Hace años Cecilia Pavón me pidió un artículo para la revista de Belleza y Felicidad. Entregué un texto breve, como de costumbre, que salió publicado en uno de los primeros números de la revista. El ensayo era simplemente una lista de novelas que me gustaría escribir y que seguramente nunca llegaría a hacerlo (por diletante, distraído o lo que sea). Pero mientras escribía la nota, me di cuenta de que en realidad lo que estaba entregando no era un temario de libros que me gustaría escribir, sino un plan de lo que me gustaría leer. En este aspecto finalmente debo reconocerme borgeano (¿estaré envejeciendo?): creo también en la primacía de la lectura por sobre la escritura. Puesto a preguntarme por qué escribo (pregunta trivial, si las hay), llegué a la conclusión de que lo hago porque no lo hacen los demás. Es decir: quiero leer algo que no encuentro todavía escrito. Y da igual si lo escribe otro o lo hago yo; importa, sí, que alguien lo escriba, que quede escrito. Y si escribo tan poco y tan breve (entre libro y libro pasan años, ninguno supera las 120 páginas) es porque vivo bajo la expectativa optimista de que en realidad sea otro quien lo escriba, de ahí la demora: espero pacientemente que a alguien se le ocurran ideas parecidas a las mías (generalmente banales, superficiales y obvias), precisamente para no tener que ser yo quien las escriba (entregado, como estoy, a la ley del menor esfuerzo). Pero finalmente eso nunca pasa y, resignado, me veo en la necesidad de tener que ponerme yo a escribir una novela o un ensayo (todavía no entiendo por qué fui yo el que escribió Literatura de izquierda y no algún otro escritor).
El fin de semana pasado, por ejemplo, me encontré haciendo una lista de ensayos que me gustaría leer en cualquiera de las revistas culturales que habitualmente compro. Como sé que no los escribiré, transcribo un fragmento de esos apuntes, por si alguien quiere tomarse la molestia de escribirlos y así poder disfrutar de su lectura. Para comenzar, un artículo sobre la teoría, el yo y la vanguardia.
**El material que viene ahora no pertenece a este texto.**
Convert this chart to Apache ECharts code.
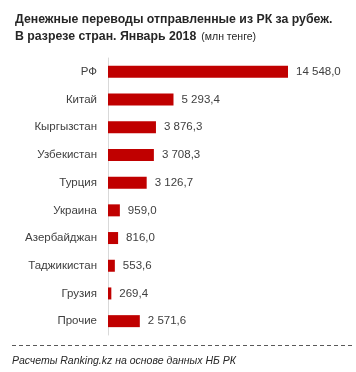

Empezaría con esta frase de Deleuze y Guattari: “No llegar al extremo en que ya no se dice yo, sino al extremo en que decir yo no tiene ya importancia alguna”. Eso incluye la muerte del autor, del sujeto, del humanismo. No lo pienso como un artículo histórico que recree una época pasada, sino como un texto que sirva para introducir un malestar frente al presente, una cierta incomodidad frente al estado de las cosas. ¿Fue el posestructuralismo la última gran vanguardia? Como si en los 60 la teoría hubiera tomado la posta: lo que tienen en común la vanguardia artística y la teórica es la crítica a la noción de autor, de sujeto, al yo: ¿puede la teoría ser vanguardia? ¿Existe la posibilidad de ser vanguardia sin poner en cuestión el yo? ¿Esta moda reciente de una supuesta “literatura del yo” no es, salvo contadas excepciones, absolutamente irrelevante y carente de interés?
Luego pensé en otro ensayo: un artículo sobre la cuestión del testimonio, de la confesión. ¿Ante quién testimonia la literatura? ¿El testimonio es inseparable de la primera persona? La Argentina tiene una larga tradición de testimonios ante instituciones fallidas: el derecho, la televisión. ¿La literatura tiene alguna relación con la noción de testimonio? ¿Esta minimoda reciente de “literatura del yo” no es acaso la forma más trivial del testimonio? Es evidente que estamos frente al momento en que el mercado relanza con éxito la figura del yo. ¿En qué se basa la idea de que “la vida” de los escritores y artistas es interesante? ¿A quién le interesa lo que tienen para “confesar”? ¿Por qué debería importarnos la “intimidad”? ¿No hay acaso una sincronía entre todas estas formas literarias y artísticas del yo y el modo de producción del capitalismo contemporáneo, que celebra el narcisismo como escalón último del fetichismo de la mercancía?
En fin, lecturas. Lecturas que espero que lleguen pronto.